After various attempts to create a new golf tour to rival the PGA Tour, Golf Saudi funded a new entity in 2020, which had its own plan to establish a global professional league, often referred to as the ‘Super Golf League’. This entity launched in October 2021 as LIV Golf Investments, with former professional golfer Greg Norman named as CEO.
While LIV Golf’s launch has been lauded by many for providing a serious alternative to the monopoly PGA Tour long had, others have criticised the initiative, treating the concept – often described as the golfing equivalent to the breakaway attempts in European football – with levels of contempt.
The first LIV Golf Invitational Series event started in June 2022, at the Centurion Club near London, in the United Kingdom. The PGA Tour announced that any of its members taking up lucrative offers to participate in the tournament (including current members as well as those who had recently resigned) were no longer eligible to compete in tour events or the Presidents Cup.
To the individuals behind the idea, however, this was just the latest in a number of challenges they had already considered on the way to launching LIV Golf.
Early in 2021, experts working for Saudi Arabia’s sovereign wealth fund came up with a proposal for the setup of a new professional golf tour, code-named Project Wedge. The main conclusion: to be successful, the new league would need to sign each of the world’s top 12 golfers, attract sponsors to an unproven product and land television deals for a sport with declining viewership.
Despite the huge task at hand, Saudi officials were still keen to push ahead. As with its bid to host the 2030 World Cup, officials believe that bringing top-tier sporting events to the Kingdom is a crucial part of building the kingdom’s reputation on the global stage.
A trusted advisor: McKinsey
Hundreds of pages of confidential documents obtained by The New York Times revealed a number of professional services worked at the heart of the plan to hatch LIV Golf. One of the most significant papers was reportedly prepared by consultants from McKinsey & Company – a trusted advisor to Saudi officials since the 1970s.

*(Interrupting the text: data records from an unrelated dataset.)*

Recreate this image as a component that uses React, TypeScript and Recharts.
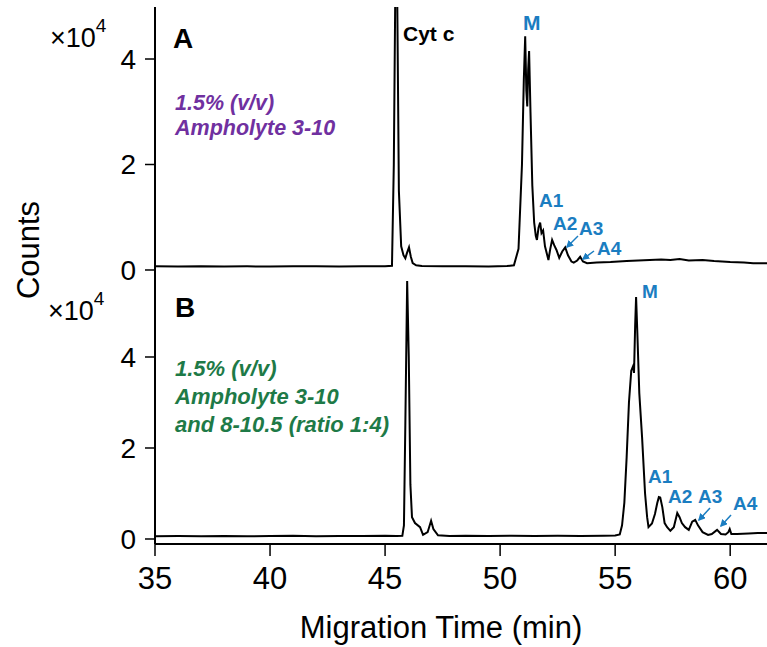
import React from 'react';
import { LineChart, Line, XAxis, YAxis } from 'recharts';

// migration time (min) and counts
const timesA = [
  35.0, 36.0, 37.0, 38.0, 39.0, 40.0, 41.0, 42.0, 43.0, 44.0, 45.0, 45.3, 45.38, 45.45, 45.52, 45.6, 45.7,
  45.8, 45.88, 45.95, 46.04, 46.12, 46.2, 46.35, 46.6, 47.5, 48.5, 49.5, 50.3, 50.6, 50.8, 50.95, 51.03,
  51.09, 51.14, 51.18, 51.22, 51.26, 51.32, 51.4, 51.48, 51.55, 51.6, 51.67, 51.74, 51.8, 51.87, 51.95,
  52.1, 52.18, 52.26, 52.35, 52.45, 52.57, 52.7, 52.83, 52.95, 53.1, 53.2, 53.35, 53.48, 53.6, 53.78,
  54.2, 54.8, 55.5, 56.0, 56.5, 57.0, 57.4, 57.8, 58.2, 58.8, 59.3, 60.0, 60.6, 61.0, 61.6,
];
const countsA = [
  700, 650, 720, 680, 700, 650, 720, 700, 680, 720, 700, 800, 20000, 56000, 56000, 15000, 4500,
  2800, 2200, 3200, 4300, 2500, 1300, 900, 750, 700, 720, 680, 750, 900, 4000, 20000, 36000,
  44300, 34000, 31000, 38000, 41500, 30000, 16000, 9000, 6500, 5700, 8000, 9000, 7000, 7500, 4500,
  1900, 4000, 5700, 4700, 3800, 2300, 3500, 4300, 2800, 1600, 1400, 1800, 2500, 1600, 1300,
  1400, 1500, 1700, 1800, 1900, 2000, 1900, 2100, 1800, 1900, 1700, 1500, 1400, 1300, 1300,
];

const timesB = [
  35.0, 36.0, 37.0, 38.0, 39.0, 40.0, 41.0, 42.0, 43.0, 44.0, 45.0, 45.5, 45.75, 45.82, 45.88, 45.96,
  46.03, 46.1, 46.17, 46.3, 46.52, 46.65, 46.85, 47.0, 47.1, 47.3, 47.8, 48.5, 49.5, 50.5, 51.5, 52.5,
  53.5, 54.5, 55.0, 55.2, 55.3, 55.4, 55.5, 55.6, 55.7, 55.78, 55.82, 55.87, 55.91, 55.96, 56.05,
  56.17, 56.3, 56.39, 56.45, 56.6, 56.73, 56.83, 56.9, 56.96, 57.05, 57.15, 57.26, 57.4, 57.55, 57.7,
  57.8, 57.9, 58.04, 58.2, 58.35, 58.48, 58.6, 58.8, 59.04, 59.2, 59.43, 59.6, 59.8, 59.92, 59.98,
  60.05, 60.3, 60.8, 61.2, 61.6,
];
const countsB = [
  600, 650, 620, 680, 600, 650, 700, 620, 680, 650, 700, 650, 700, 3000, 25000, 56700,
  40000, 12000, 4800, 3500, 2600, 900, 1500, 4000, 2200, 800, 650, 700, 650, 700, 650, 720,
  680, 700, 750, 1000, 3000, 8000, 18000, 30000, 37000, 38000, 36500, 47000, 53200, 46000, 32000,
  22400, 10000, 4800, 2600, 3400, 5500, 7900, 9200, 9100, 7000, 3500, 2600, 1800, 2600, 5700,
  4800, 3500, 2600, 2000, 3800, 4200, 3000, 1500, 900, 1100, 2000, 1100, 1000, 1500, 2200,
  1100, 1100, 1200, 1300, 1300,
];

const xTicks = [35, 40, 45, 50, 55, 60];
const yTicks = [0, 20000, 40000];

const dataA = timesA.map((t, i) => ({ t, c: countsA[i] }));
const dataB = timesB.map((t, i) => ({ t, c: countsB[i] }));

const FONT = '"Liberation Sans", Arial, sans-serif';
const BLUE = '#1b7dc1';
const PURPLE = '#7030a0';
const GREEN = '#1e7a47';
const frame = { stroke: '#000', strokeWidth: 2 };
const xDomain = [35, 61.6];

const App = () => {
  return (
    <div style={{ position: 'absolute', left: 0, top: 0, width: 767, height: 647, background: '#fff', fontFamily: FONT }}>
      <div style={{ position: 'absolute', left: 0, top: 0 }}>
        {/* extra 15px at the bottom so the "0" label is not cut off */}
        <LineChart width={767} height={290} data={dataA} margin={{ top: 7, right: 0, bottom: 15, left: 0 }}>
          <XAxis dataKey="t" type="number" domain={xDomain} allowDataOverflow height={0} tick={false} tickLine={false} axisLine={frame} />
          <XAxis xAxisId="top" orientation="top" dataKey="t" type="number" domain={xDomain} height={0} tick={false} tickLine={false} axisLine={frame} />
          <YAxis
            type="number"
            domain={[-950, 49860]}
            allowDataOverflow
            ticks={yTicks}
            interval={0}
            tickFormatter={(v) => String(v / 10000)}
            width={155}
            tickSize={10}
            tickMargin={9}
            axisLine={frame}
            tickLine={{ stroke: '#000', strokeWidth: 1.5 }}
            tick={{ fontSize: 28, fill: '#000', fontFamily: FONT }}
          />
          <Line dataKey="c" type="linear" stroke="#000" strokeWidth={2} dot={false} isAnimationActive={false} />
        </LineChart>
      </div>
      <div style={{ position: 'absolute', left: 0, top: 275 }}>
        <LineChart width={767} height={372} data={dataB} margin={{ top: 0, right: 0, bottom: 0, left: 0 }}>
          <XAxis
            dataKey="t"
            type="number"
            domain={xDomain}
            allowDataOverflow
            ticks={xTicks}
            interval={0}
            height={103}
            tickSize={12}
            tickMargin={11}
            axisLine={frame}
            tickLine={{ stroke: '#000', strokeWidth: 1.5 }}
            tick={{ fontSize: 31, fill: '#000', fontFamily: FONT }}
          />
          <XAxis xAxisId="top" orientation="top" dataKey="t" type="number" domain={xDomain} height={0} tick={false} tickLine={false} axisLine={frame} />
          <YAxis
            type="number"
            domain={[-1100, 58020]}
            allowDataOverflow
            ticks={yTicks}
            interval={0}
            tickFormatter={(v) => String(v / 10000)}
            width={155}
            tickSize={10}
            tickMargin={9}
            axisLine={frame}
            tickLine={{ stroke: '#000', strokeWidth: 1.5 }}
            tick={{ fontSize: 28, fill: '#000', fontFamily: FONT }}
          />
          <Line dataKey="c" type="linear" stroke="#000" strokeWidth={2} dot={false} isAnimationActive={false} />
        </LineChart>
      </div>

      {/* annotations */}
      <svg width={767} height={647} style={{ position: 'absolute', left: 0, top: 0, pointerEvents: 'none' }} fontFamily={FONT}>
        <defs>
          <marker id="head" viewBox="0 0 10 10" refX="8" refY="5" markerWidth="5" markerHeight="5" orient="auto">
            <path d="M0,0 L10,5 L0,10 z" fill={BLUE} />
          </marker>
        </defs>

        <text x={39} y={250} fontSize={31} textAnchor="middle" transform="rotate(-90 39 250)">Counts</text>
        <text x={441} y={638} fontSize={31} textAnchor="middle">Migration Time (min)</text>

        <text x={50} y={47} fontSize={27}>×10<tspan dy={-15} fontSize={19}>4</tspan></text>
        <text x={48} y={320} fontSize={27}>×10<tspan dy={-15} fontSize={19}>4</tspan></text>

        <text x={173} y={48} fontSize={28} fontWeight="bold">A</text>
        <text x={175} y={317} fontSize={28} fontWeight="bold">B</text>

        <g fill={PURPLE} fontSize={21.5} fontWeight="bold" fontStyle="italic">
          <text x={175} y={110}>1.5% (v/v)</text>
          <text x={175} y={135}>Ampholyte 3-10</text>
        </g>
        <g fill={GREEN} fontSize={22} fontWeight="bold" fontStyle="italic">
          <text x={175} y={376}>1.5% (v/v)</text>
          <text x={175} y={404}>Ampholyte 3-10</text>
          <text x={175} y={432}>and 8-10.5 (ratio 1:4)</text>
        </g>

        <text x={403} y={41} fontSize={21} fontWeight="bold">Cyt c</text>

        <g fill={BLUE} fontSize={19} fontWeight="bold">
          <text x={523} y={30} fontSize={21}>M</text>
          <text x={539} y={207}>A1</text>
          <text x={553} y={230}>A2</text>
          <text x={579} y={235}>A3</text>
          <text x={597} y={255}>A4</text>

          <text x={642} y={298}>M</text>
          <text x={648} y={483}>A1</text>
          <text x={668} y={503}>A2</text>
          <text x={698} y={503}>A3</text>
          <text x={733} y={510}>A4</text>
        </g>
        <g stroke={BLUE} strokeWidth={1.5}>
          <line x1={578} y1={236} x2={567} y2={247} markerEnd="url(#head)" />
          <line x1={594} y1={251} x2={583} y2={259} markerEnd="url(#head)" />
          <line x1={710} y1={508} x2={699} y2={520} markerEnd="url(#head)" />
          <line x1={731} y1={515} x2={721} y2={526} markerEnd="url(#head)" />
        </g>
      </svg>
    </div>
  );
};

export default App;
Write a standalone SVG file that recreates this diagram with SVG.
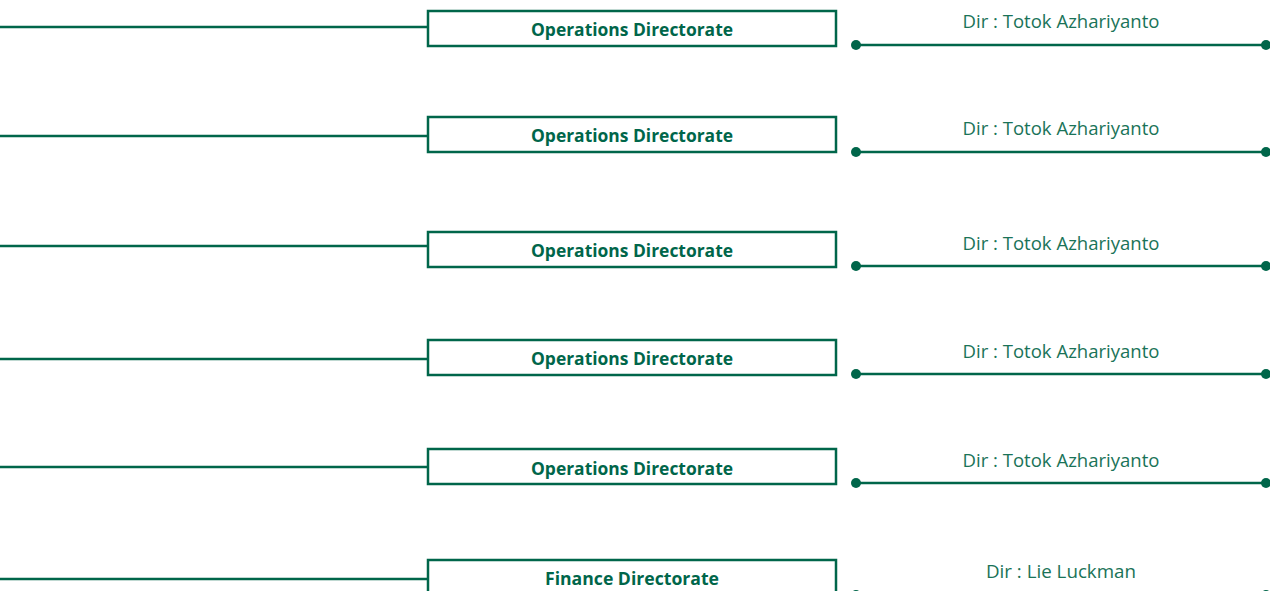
<svg xmlns="http://www.w3.org/2000/svg" width="1270" height="591" viewBox="0 0 1270 591">
<style>
.ln{stroke:#00664a;stroke-width:2.5;fill:none}
.bx{fill:#fff;stroke:#00664a;stroke-width:2.5}
.bt{font-family:"Open Sans","Liberation Sans",sans-serif;font-weight:700;font-size:17px;fill:#00664a;text-anchor:middle}
.dt{font-family:"Open Sans","Liberation Sans",sans-serif;font-size:18px;fill:#1a7358;text-anchor:middle}
.dot{fill:#00664a}
</style>
<rect width="1270" height="591" fill="#fff"/>
<g id="connectors">
<line class="ln" x1="0" y1="27" x2="428" y2="27"/>
<line class="ln" x1="856" y1="45" x2="1266" y2="45"/>
<circle class="dot" cx="856" cy="45" r="5"/><circle class="dot" cx="1266" cy="45" r="5"/>
<line class="ln" x1="0" y1="136" x2="428" y2="136"/>
<line class="ln" x1="856" y1="152" x2="1266" y2="152"/>
<circle class="dot" cx="856" cy="152" r="5"/><circle class="dot" cx="1266" cy="152" r="5"/>
<line class="ln" x1="0" y1="246" x2="428" y2="246"/>
<line class="ln" x1="856" y1="266" x2="1266" y2="266"/>
<circle class="dot" cx="856" cy="266" r="5"/><circle class="dot" cx="1266" cy="266" r="5"/>
<line class="ln" x1="0" y1="359" x2="428" y2="359"/>
<line class="ln" x1="856" y1="374" x2="1266" y2="374"/>
<circle class="dot" cx="856" cy="374" r="5"/><circle class="dot" cx="1266" cy="374" r="5"/>
<line class="ln" x1="0" y1="467" x2="428" y2="467"/>
<line class="ln" x1="856" y1="483" x2="1266" y2="483"/>
<circle class="dot" cx="856" cy="483" r="5"/><circle class="dot" cx="1266" cy="483" r="5"/>
<line class="ln" x1="0" y1="579" x2="428" y2="579"/>
<line class="ln" x1="856" y1="595" x2="1266" y2="595"/>
<circle class="dot" cx="856" cy="595" r="5"/><circle class="dot" cx="1266" cy="595" r="5"/>
</g>
<g id="node1"><rect class="bx" x="428" y="11" width="408" height="35"/><text class="bt" x="632" y="36" textLength="202" lengthAdjust="spacingAndGlyphs">Operations Directorate</text></g>
<g id="dir1"><text class="dt" x="1061" y="28" textLength="197" lengthAdjust="spacingAndGlyphs">Dir : Totok Azhariyanto</text></g>
<g id="node2"><rect class="bx" x="428" y="117" width="408" height="35"/><text class="bt" x="632" y="142" textLength="202" lengthAdjust="spacingAndGlyphs">Operations Directorate</text></g>
<g id="dir2"><text class="dt" x="1061" y="135" textLength="197" lengthAdjust="spacingAndGlyphs">Dir : Totok Azhariyanto</text></g>
<g id="node3"><rect class="bx" x="428" y="232" width="408" height="35"/><text class="bt" x="632" y="257" textLength="202" lengthAdjust="spacingAndGlyphs">Operations Directorate</text></g>
<g id="dir3"><text class="dt" x="1061" y="250" textLength="197" lengthAdjust="spacingAndGlyphs">Dir : Totok Azhariyanto</text></g>
<g id="node4"><rect class="bx" x="428" y="340" width="408" height="35"/><text class="bt" x="632" y="365" textLength="202" lengthAdjust="spacingAndGlyphs">Operations Directorate</text></g>
<g id="dir4"><text class="dt" x="1061" y="358" textLength="197" lengthAdjust="spacingAndGlyphs">Dir : Totok Azhariyanto</text></g>
<g id="node5"><rect class="bx" x="428" y="449" width="408" height="35"/><text class="bt" x="632" y="475" textLength="202" lengthAdjust="spacingAndGlyphs">Operations Directorate</text></g>
<g id="dir5"><text class="dt" x="1061" y="467" textLength="197" lengthAdjust="spacingAndGlyphs">Dir : Totok Azhariyanto</text></g>
<g id="node6"><rect class="bx" x="428" y="560" width="408" height="40"/><text class="bt" x="632" y="585" textLength="174" lengthAdjust="spacingAndGlyphs">Finance Directorate</text></g>
<g id="dir6"><text class="dt" x="1061" y="578" textLength="150" lengthAdjust="spacingAndGlyphs">Dir : Lie Luckman</text></g>
</svg>
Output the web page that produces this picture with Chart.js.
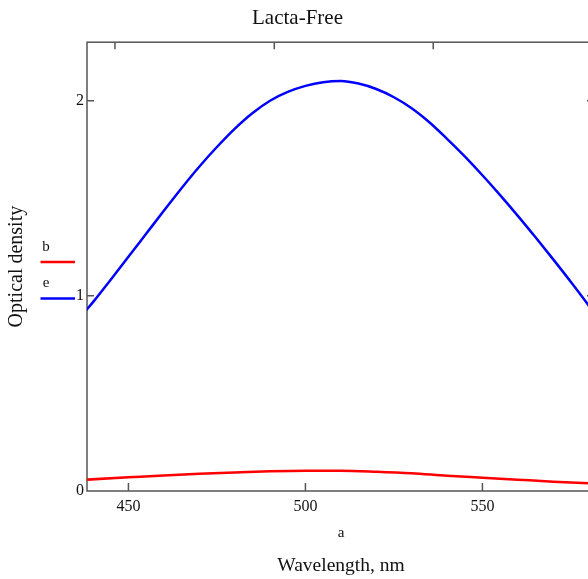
<!DOCTYPE html>
<html>
<head>
<meta charset="utf-8">
<script src="https://cdn.jsdelivr.net/npm/chart.js@4/dist/chart.umd.min.js"></script>
<style>
  html, body { margin: 0; padding: 0; background: #fff; overflow: hidden; }
  #wrap { width: 588px; height: 579px; overflow: hidden; position: relative; }
  canvas { display: block; }
</style>
</head>
<body>
<div id="wrap"><canvas id="c" width="600" height="579"></canvas></div>
<script>
// ---- data ----
const titleText = 'Lacta-Free';
const xTitle = 'Wavelength, nm';
const yTitle = 'Optical density';
const xVarLabel = 'a';
const seriesNames = ['b', 'e'];
const seriesColors = ['#ff0000', '#0000ff'];

const wavelengthsE = [438, 440, 445, 450, 455, 460, 465, 470, 475, 480, 485, 490, 495, 500, 505, 510, 515, 520, 525, 530, 535, 540, 545, 550, 555, 560, 565, 570, 575, 580, 582];
const densityE     = [0.925, 0.968, 1.083, 1.2, 1.318, 1.436, 1.552, 1.662, 1.763, 1.856, 1.936, 2.0, 2.045, 2.076, 2.095, 2.101, 2.088, 2.06, 2.018, 1.962, 1.89, 1.805, 1.715, 1.618, 1.516, 1.41, 1.30, 1.187, 1.071, 0.951, 0.90];

const wavelengthsB = [438, 450, 460, 470, 480, 490, 500, 510, 520, 530, 540, 550, 560, 570, 580, 582];
const densityB     = [0.058, 0.07, 0.08, 0.088, 0.095, 0.101, 0.104, 0.104, 0.099, 0.091, 0.078, 0.068, 0.058, 0.048, 0.040, 0.038];

const xTicksBottom = [450, 500, 550];
const xTicksTop = [446.2, 491.2, 536.1, 581.1];
const yTicks = [0, 1, 2];
const xMin = 438.3, xMax = 581.8;
const yMin = 0, yMax = 2.3;

const serif = "'Liberation Serif', 'Times New Roman', serif";
const frameColor = '#555';
const textColor = '#111';

const toPts = (xs, ys) => xs.map((x, i) => ({ x: x, y: ys[i] }));

const framePlugin = {
  id: 'frame',
  beforeDatasetsDraw(chart) {
    const { ctx, chartArea: a, scales } = chart;
    const xs = scales.x, ys = scales.y;
    ctx.save();
    ctx.strokeStyle = frameColor;
    ctx.lineWidth = 1.5;
    ctx.strokeRect(a.left, a.top, a.right - a.left, a.bottom - a.top);
    ctx.beginPath();
    const tl = 8;
    xTicksBottom.forEach(v => { const p = xs.getPixelForValue(v); ctx.moveTo(p, a.bottom); ctx.lineTo(p, a.bottom - tl); });
    xTicksTop.forEach(v => { const p = xs.getPixelForValue(v); ctx.moveTo(p, a.top); ctx.lineTo(p, a.top + tl - 1); });
    yTicks.forEach(v => {
      if (v === 0) return;
      const p = ys.getPixelForValue(v);
      ctx.moveTo(a.left, p); ctx.lineTo(a.left + tl - 1, p);
      ctx.moveTo(a.right, p); ctx.lineTo(a.right - tl, p);
    });
    ctx.stroke();
    ctx.restore();
  },
  afterDraw(chart) {
    const { ctx, chartArea: a } = chart;
    ctx.save();
    ctx.fillStyle = textColor;
    ctx.textAlign = 'center';
    ctx.textBaseline = 'middle';
    ctx.font = "15px " + serif;
    ctx.fillText(xVarLabel, (a.left + a.right) / 2, 533);
    // legend
    const legY = [[247, 262], [283, 298.5]];
    seriesNames.forEach((n, i) => {
      ctx.fillStyle = textColor;
      ctx.font = "15px " + serif;
      ctx.fillText(n, 46, legY[i][0]);
      ctx.strokeStyle = seriesColors[i];
      ctx.lineWidth = 2.5;
      ctx.beginPath();
      ctx.moveTo(40.5, legY[i][1]);
      ctx.lineTo(75, legY[i][1]);
      ctx.stroke();
    });
    ctx.restore();
  }
};

new Chart(document.getElementById('c'), {
  type: 'line',
  data: {
    datasets: [
      { label: seriesNames[0], data: toPts(wavelengthsB, densityB), borderColor: seriesColors[0], borderWidth: 2.5, pointRadius: 0, cubicInterpolationMode: 'monotone', fill: false },
      { label: seriesNames[1], data: toPts(wavelengthsE, densityE), borderColor: seriesColors[1], borderWidth: 2.5, pointRadius: 0, cubicInterpolationMode: 'monotone', fill: false }
    ]
  },
  options: {
    responsive: false,
    animation: false,
    layout: { padding: { left: 0, right: 5, top: 0, bottom: 0 } },
    plugins: {
      legend: { display: false },
      tooltip: { enabled: false },
      title: {
        display: true,
        text: titleText,
        color: textColor,
        font: { family: serif, size: 21, weight: 'normal' },
        padding: { top: 6, bottom: 11 }
      }
    },
    scales: {
      x: {
        type: 'linear',
        min: xMin, max: xMax,
        grid: { display: false, drawTicks: false },
        border: { display: false },
        afterBuildTicks: s => { s.ticks = xTicksBottom.map(v => ({ value: v })); },
        afterFit: s => { s.height = 88; },
        ticks: { color: textColor, font: { family: serif, size: 16 }, padding: 6, maxRotation: 0, callback: v => String(v) },
        title: { display: true, text: xTitle, color: textColor, font: { family: serif, size: 19.5 }, padding: { top: 0, bottom: 1 } }
      },
      y: {
        type: 'linear',
        min: yMin, max: yMax,
        grid: { display: false, drawTicks: false },
        border: { display: false },
        afterBuildTicks: s => { s.ticks = yTicks.map(v => ({ value: v })); },
        afterFit: s => { s.width = 87; },
        ticks: { color: textColor, font: { family: serif, size: 16 }, padding: 3, callback: v => String(v) },
        title: { display: true, text: yTitle, color: textColor, font: { family: serif, size: 20 }, padding: { top: 5, bottom: 0 } }
      }
    }
  },
  plugins: [framePlugin]
});
</script>
</body>
</html>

In recent years, this has also seen the strategy consulting firm play a key role in the Vision 2030 plans of Saudi Crown Prince Mohammed bin Salman – which aim to diversify the kingdom’s economy from its state oil dependency, and turn the country into a country of global reckoning.
The document prepared by McKinsey analysed the finances of the potential golf league. However, the firm was keen to note in the study that the report was not an examination of whether a golf tour was a strategically viable idea – adding that many of Saudi Arabia’s assumptions of its viability were “taken for granted and not been challenged in our assessment”.In its analysis, the firm went on to call the golf league “a high-risk high-reward endeavour”.
Whether the rewards will manifest remains to be seen. LIV Golf’s inaugural season cost in excess of $750 million, and the league has still not announced major broadcasting or sponsorship deals. Meanwhile, hopes that the PGA Tour would back down have swiftly faded, instead resulting in a fierce court battle.
Meanwhile, the participation of Tiger Woods, Phil Mickelson and Rory McIlroy – which McKinsey included in a slide with the title “What you need to believe” – is a distant prospect. Only Mickelson joined LIV, with a deal reportedly worth at least $200 million. But at the same time, some experts believe the financial cost is worth it for what it has afforded Saudi Arabia in terms of international relations.
“The margins might be thin, but that doesn’t really matter,” said Simon Chadwick, a Professor of sport and geopolitical economy at Skema Business School in Paris, speaking on the release of the documents. “Because subsequently you’re establishing the legitimacy of Saudi Arabia – not just as an event host or a sporting powerhouse, but legitimate in the eyes of decision makers and governments around the world.”